COVID-19 and the tolerance of uncertainty: Teaching our frontline healthcare workers how to cope
We welcomed 2020 with no vision of what was to come – no one knew it would include the coronavirus pandemic. But with the COVID-19 crisis came contagious anxieties around the seemingly endless unknowns: What if I lose my job? How do I manage my business? What if I lose someone I love? How long will this last, and who do I trust?
In this way, tolerating uncertainty suddenly became a universal struggle; never more so than within the healthcare environment.
- Who and how are people infected?
- How do we diagnose and treat this virus?
- What are the short-term and long-term impacts of the sick?
- Will there be a vaccine, and if so, when?
Healthcare teams now rely on the critical skill of managing this uncertainty as they try to develop a timely, systematic and collaborative healthcare response to the growing number of Victorians who will require hospitalisation and intensive care treatment in the coming weeks.

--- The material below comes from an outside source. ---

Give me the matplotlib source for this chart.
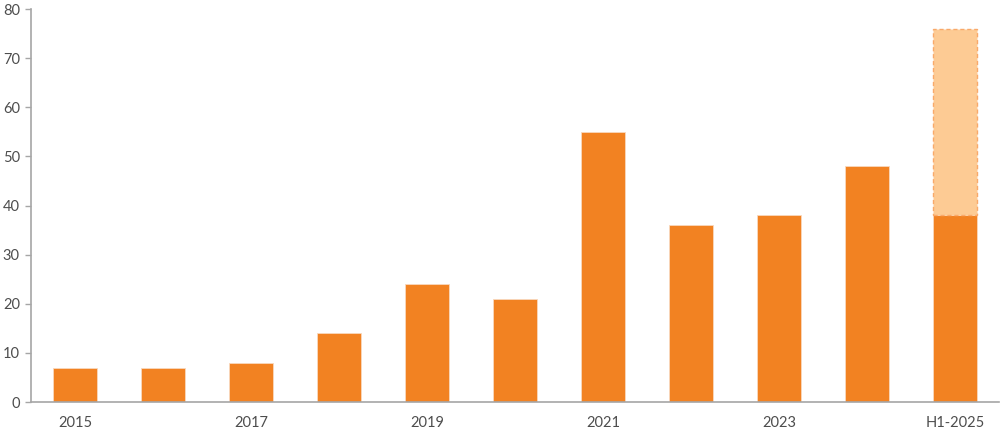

But uncertainty in healthcare isn't a new concept, and can be traced to the founders of modern medicine and nursing in the mid-1800s. Canadian Physician William Osler famously said: “Medicine is a science of uncertainty and an art of probably”. And Florence Nightingale wrote in her nursing notes that “apprehension, uncertainty, waiting, expectation, fear of surprise, do a patient more harm than any exertion”.
While the media and television programs often portray medicine as solely “facts” and “knowns”, quality medicine is always changing and improving with new information. Patients themselves respond to treatments differently, or present differently, particularly when it comes to COVID-19 symptoms. Together, this means that medicine is inherently and intrinsically integrated with uncertainty.
This concept was starkly illustrated on the recent Four Corners episode "Inside Italy’s COVID War", which showed the raw reality confronting frontline healthcare workers – Italian doctors and nurses, faced with unimaginable decisions about who received life-saving treatment and who didn’t, where a “right” answer didn’t exist, but still required answering.
Indecisiveness and avoidance when faced with these ambiguous healthcare situations would actually cost lives by delaying the decisions necessary to save them.
This ability for healthcare professionals to take judicious and decisive action regarding patient care despite there being no clear or right answer (often due to conflicting, ambiguous or unknown information) is an essential workplace skill known as tolerance of uncertainty.
Why is tolerance of uncertainty important?
Research shows that healthcare professionals with lower tolerance of uncertainty burn out, and their actions negatively affect patient care. This is likely because these providers waste time, money and resources in futile attempts to minimise implicit healthcare uncertainties and unknowns. Conversely, healthcare professionals with higher uncertainty tolerance are likely more cognitively flexible, resilient, and demonstrate empathy by involving patients in their own care, as they accept that decisions and actions must be taken even when there are limits to what is “known”.
Despite tolerance of uncertainty being critical for improving healthcare outcomes, we typically select healthcare students based on how applicants perform on answering assessments “correctly” – even though evidence illustrates that interviews may be more valuable than single-answer, multiple-choice tests. What does this mean for the future healthcare workforce in these uncertain times? Are we selecting the right students into healthcare? Can we help students develop a tolerance of uncertainty through our teaching practices?
Can we teach it?
While some thought that tolerance of uncertainty was an unchanging personality trait (that is, nature), we now have evidence that shows healthcare education can either hinder or foster students’ uncertainty tolerance (that is, nurture).
An interdisciplinary research team at Monash University received funding to explore how, and to what extent, higher education teaching practices foster and/or hinder learners’ uncertainty tolerance both in the classroom and in the workplace. Preliminary research coming from this grant suggests that how we teach plays a more significant role in students’ uncertainty tolerance than was once thought.
While extensive oversight, policies and over-prescriptive educational guidelines (such as teaching that favours "least resistance" learning) stop students from tolerating uncertainty, there are practical classroom approaches that help enhance students’ tolerance of uncertainty. These include opportunities to practise “uncertainty” using low-stakes unknowns. These include:
- exposure to diversity (for example, diverse teamwork)
- providing case-based learning activities without clear answers (for example, future-focused problems such as a pandemic or climate change)
- “pedagogical bombing”, where a solved problem is thrown a spanner.
Through these teaching practices, educators can actually help students develop the critical skillset necessary to tolerate uncertainty. Students who transform through this classroom “discomfort” become solution-focused, cognitively flexible, and prepared for "real-world" uncertainties such as those facing the frontline healthcare workers today.
The pandemic has highlighted the need for higher education to invest in our healthcare students now by engaging in future-focused educational practices that will equip the next generation of healthcare professionals with the critical skills and capabilities needed to effectively function in the unknown, and lead us through these uncertain times.
This research is funded through Monash Education Academy.